Getting smarter at predicting talent

SUMMARY:

Data-driven decisions drive better talent hiring at recruitment outsourcer Mindfield.

Cameron Laker
Cameron Laker

The difference between good companies and great companies is having employees that are switched on, engaged and aligned with the culture and aligned with the values – those are the companies that can go on major hyper-growth. If you have really poor people working with your customers every day, it doesn’t matter how good the strategy is.

That’s the view of Cameron Laker, chief executive of Canadian recruitment process outsourcing firm, Mindfield, which specializes in industries with high-volume recruitment needs, such as retail outlets and restaurants.

Mindfield is using cloud-based predictive technology from OutMatch to help its customers pinpoint those workers that match their core values and will help their companies grow.

While the company had already been using a base-level behavioral assessment tool to filter candidates, it lacked the full, end-to-end analytics the company was looking for. As Laker explains:

We had an assessment tool which would tell us whether they were good or not good, but we were struggling to find out what happened after that.

Laker wanted a tool that not only speeded up selection but one that looked beyond this initial assessment to make more accurate predictions of long-term success.

OutMatch does that by working out the behaviors of high performers in a particular role.

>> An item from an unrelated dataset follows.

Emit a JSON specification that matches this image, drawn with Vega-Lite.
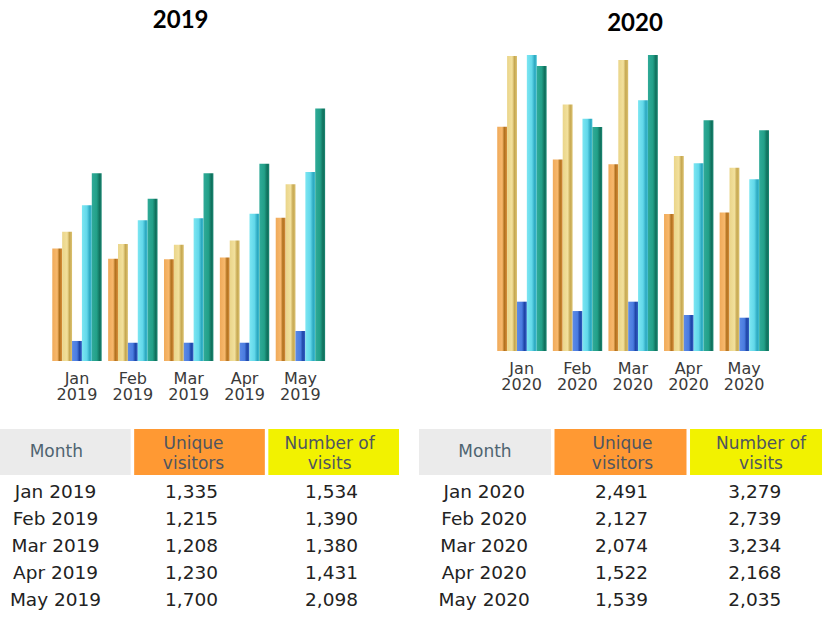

But rather than this being a one-off, fixed set of behaviors, the platform continuously learns and grows. Data such as candidates’ attitudes to the job – whether the job matches expectations, for example – together with their managers’ views are all fed into the system. The more hires a customer makes, the more it learns.
That means, says Laker, that for customers hiring thousands of workers a year, the tool:

could get really smart, really fast, because of the sheer volume.

Using the tool for the last 18 months or so has helped Mindfield make smarter sourcing decisions, enabling it to quickly reject unsuitable candidates, which can be a time consuming job for recruiters with high volume of hires. As Laker points out:

If you’re managing 1,000 jobs per year and of their jobs 30 applicants per job, you’ve got 30,000 people to sift through.

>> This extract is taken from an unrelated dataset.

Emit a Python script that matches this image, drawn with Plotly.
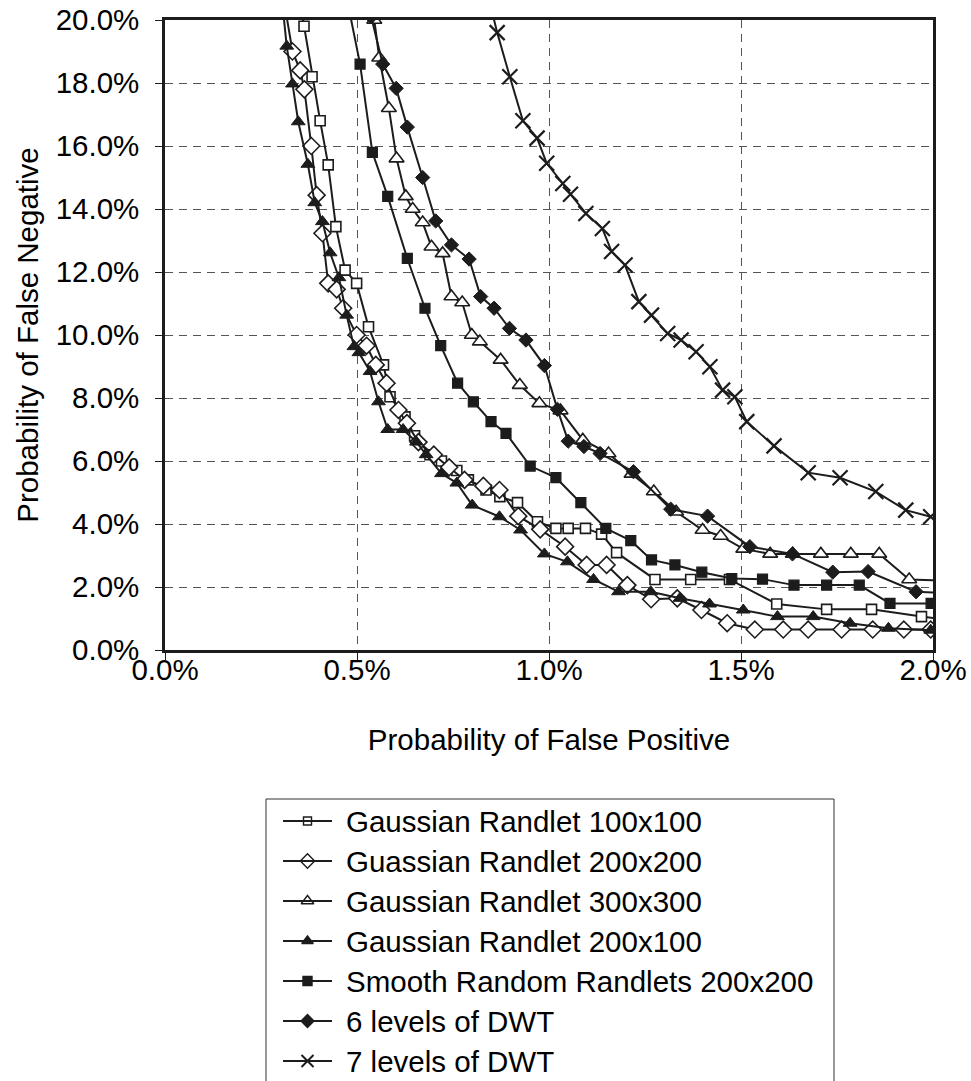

That takes care of the bottom 20% to 25%, but an equal priority is to identify the top 20% of performers, which is where OutMatch is really making a difference, according to Laker:

Through OutMatch we’ve got a library of 900 profiles and we configure and calibrate a certain job type or title to one of the validated profiles in the library. That enables us to get right out-of-the-box a really accurate assessment tool that’s not just looking for generic behaviors, but is looking for behaviors that are proven to be associated with performance in that job.

In a restaurant, for example, behaviors needed for front-of-house servers will be different than the behaviors required for cooks working behind the scenes.

A cook in a chain restaurant many need to be able to follow particular cooking instructions to ensure what they serve matches other restaurants in the group. So sought-after behaviors in this case might be someone good with attention to detail, takes pride in following steps and consistency. Laker explains:

It’s the weighting and calibration of each of those that can predict the likelihood of performance in that job.

Making a difference

The tool is making a big difference to the way it chooses appropriate candidates for clients, notes Laker:

It’s been fantastic at helping our recruiters identify who they should be spending time with. It’s proving to really drive a lot of efficiencies in how we manage the front end of the recruiting process i.e. who should we be interested in in the applicants who came in.

It also bought in a lot of data about regional differences in talent pools and to help the company increase it’s the numbers of people in that talent pool. Laker explains:

So we can look at average scores for different roles and regions and identify where we’re really good from a talent pool perspective and where we’re thin. So, we use the tool to identify if there are regions or spots where maybe the average applicant is lower and that gives us an indication maybe we have to ramp up our advertising or sourcing activities in that market.

Another major benefit, believes Laker, is that it’s helped Mindfield to improve the predictability and consistency in the types of people the company hires:

It’s added a level of scientific evidence to the why behind why you hire someone and it’s really a bout behaviours rather than experience.

Often the data can reveal a very different profile from the perceived wisdom within a company about the qualities of a successful worker.

Laker’s vision for the future is to be able to use the OutMatch platform to provide insights into customers’ workforce, looking at the quality of hire and engagement of those hires and how those people progress in the business:

Ultimately, we want to provide insight into their workforce they’ve never had before, to better understand the workforce today and clear strategies on how to improve it.

Data may take the subjectivity out choosing the right candidate, but there is still a place for gut-feeling. OutMatch chief executive, Greg Moran, says:

We never tell a client, ‘Forget about you’re hiring process just rely 100 % on what we’re doing’. So much of this comes down to human interaction and the fit between the hiring manager and the candidate. You can have someone who matches up perfectly, but the hiring manager and him/her just don’t like each other.